On the contrary, depending on circumstances, the real asset may be sold at a lower price than its expected market value. If there is little demand, it could take years for the asset to be sold; therefore, your funds could take some time to be retrieved with little return on investment.

They generate lower returns than corporate bonds as they pose less risk; therefore, investors looking to make a larger return on investments over a smaller period may look to invest elsewhere, such as the stock market.

Subprime mortgage crisis

The crisis had been developing years before the visible crash in 2007 and led to the 2008 financial crisis as money was vanishing. The prices of homes began to drop, and the debt used to purchase these properties became overvalued and unmaintainable.
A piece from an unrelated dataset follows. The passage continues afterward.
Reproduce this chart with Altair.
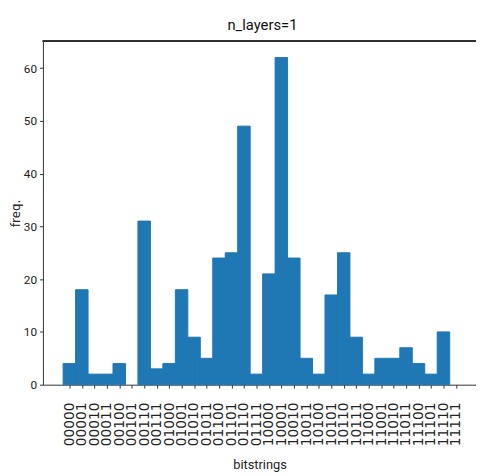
import altair as alt
import pandas as pd

bitstrings = ["00000", "00001", "00010", "00011", "00100", "00101", "00110", "00111",
              "01000", "01001", "01010", "01011", "01100", "01101", "01110", "01111",
              "10000", "10001", "10010", "10011", "10100", "10101", "10110", "10111",
              "11000", "11001", "11010", "11011", "11100", "11101", "11110", "11111"]
counts = [4, 18, 2, 2, 4, 0, 31, 3,
          4, 18, 9, 5, 24, 25, 49, 2,
          21, 62, 24, 5, 2, 17, 25, 9,
          2, 5, 5, 7, 4, 2, 10, 0]
y_ticks = [0, 10, 20, 30, 40, 50, 60]

n = len(bitstrings)
df = pd.DataFrame({
    "bits": bitstrings,
    "freq": counts,
    "start": list(range(n)),
    "end": [i + 1 for i in range(n)],
})

narrow = "Roboto, Liberation Sans, sans-serif"
wide = "DejaVu Sans, sans-serif"
W, H = 440, 349

label_array = "[" + ",".join("'" + b + "'" for b in bitstrings) + "]"
tick_pos = [i + 0.5 for i in range(n)]

bars = alt.Chart(df).transform_filter("datum.freq > 0").mark_rect(
    color="#1f77b4", stroke="#1f77b4", strokeWidth=1
).encode(
    x=alt.X("start:Q",
            scale=alt.Scale(domain=[-1.618, 33.11], nice=False, zero=False),
            axis=alt.Axis(title="bitstrings", values=tick_pos, grid=False,
                          labelExpr=label_array + "[floor(datum.value)]",
                          labelAngle=270, labelFont=wide,
                          labelFontSize=14, labelColor="#222", labelPadding=14,
                          labelOverlap=False, labelFlush=False,
                          tickSize=3.5, tickColor="#333", domainColor="#333",
                          titleFont=narrow, titleFontSize=13, titleFontWeight="normal",
                          titleColor="#222", titleY=75, titleBaseline="top")),
    x2="end:Q",
    y=alt.Y("freq:Q", scale=alt.Scale(domain=[0, 65.1], nice=False, zero=True),
            axis=alt.Axis(title="freq.", values=y_ticks, grid=False,
                          labelFont=narrow, labelFontSize=12, labelColor="#222",
                          labelPadding=3, tickSize=3.5, tickColor="#333",
                          domainColor="#333",
                          titleFont=wide, titleFontSize=12, titleFontWeight="normal",
                          titleColor="#222", titleX=-28, titleY=H / 2,
                          titleAngle=270, titleAlign="center", titleBaseline="middle")),
    y2=alt.datum(0),
)

top_rule = alt.Chart(df).mark_rule(color="#333", strokeWidth=1).encode(
    x=alt.value(0), x2=alt.value(W), y=alt.value(0)
)

chart = alt.layer(bars, top_rule).properties(
    width=W, height=H,
    title=alt.TitleParams("n_layers=1", font=narrow, fontSize=15, fontWeight="normal",
                          color="#111", offset=8, dx=3),
    autosize=alt.AutoSizeParams(type="none"),
    padding={"left": 35.5, "top": 30, "right": 0, "bottom": 85},
).configure_view(stroke=None)

chart.save("out.html", embed_options={"renderer": "svg", "actions": False})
It was fueled when mortgage providers began issuing loans to subprime borrowers using different mortgage structures, including adjustable-rate mortgages (ARMs), which they believed would limit the risk of defaulting on payments.

MBS were in great demand, which drove the forefront of banks to issue more mortgages, gradually increasing the prevalence of subprime bonds incorporated in MBS and CMO.

High-risk MBS were not discouraged as they provided greater returns for investors looking to capitalize on the thriving property market. The bonds were also perceived as being secure as the underlying assets were used as collateral.

Therefore, if the borrowers had defaulted, the asset could be liquidated to pay back investors.

The property market was booming during this cycle; therefore, the value of homes was constantly appreciating, reassuring home buyers that they would be making an easy profit if they purchased homes.

Methods of buying homes to be sold after they had appreciated were adopted, with home buyers and bondholders profiting from the transaction.

Eventually, the housing market began to cool when the Federal Reserve decided to raise interest rates between 2004 and 2006 to contain the overheated market.

Mortgage rates simultaneously increased, resulting in larger loan payments, especially for individuals exposed to ARMs. This triggered a cascade of defaults in the US.

Demand for houses fell, pushing down the price of houses, with the sales prices dropping by 1.7% in a year. This was the largest decline seen in 11 years since the recession in 1990

Many owners now owned mortgages valued higher than their underlying property.

The situation had become problematic as the rate of default was accelerating with the abundance of subprime borrowers and hefty monthly payments. 

This impacted MBS as many junk bonds infiltrated the security. Many investors were losing money as the monthly payments were not made, while the underlying collateralized assets were losing value.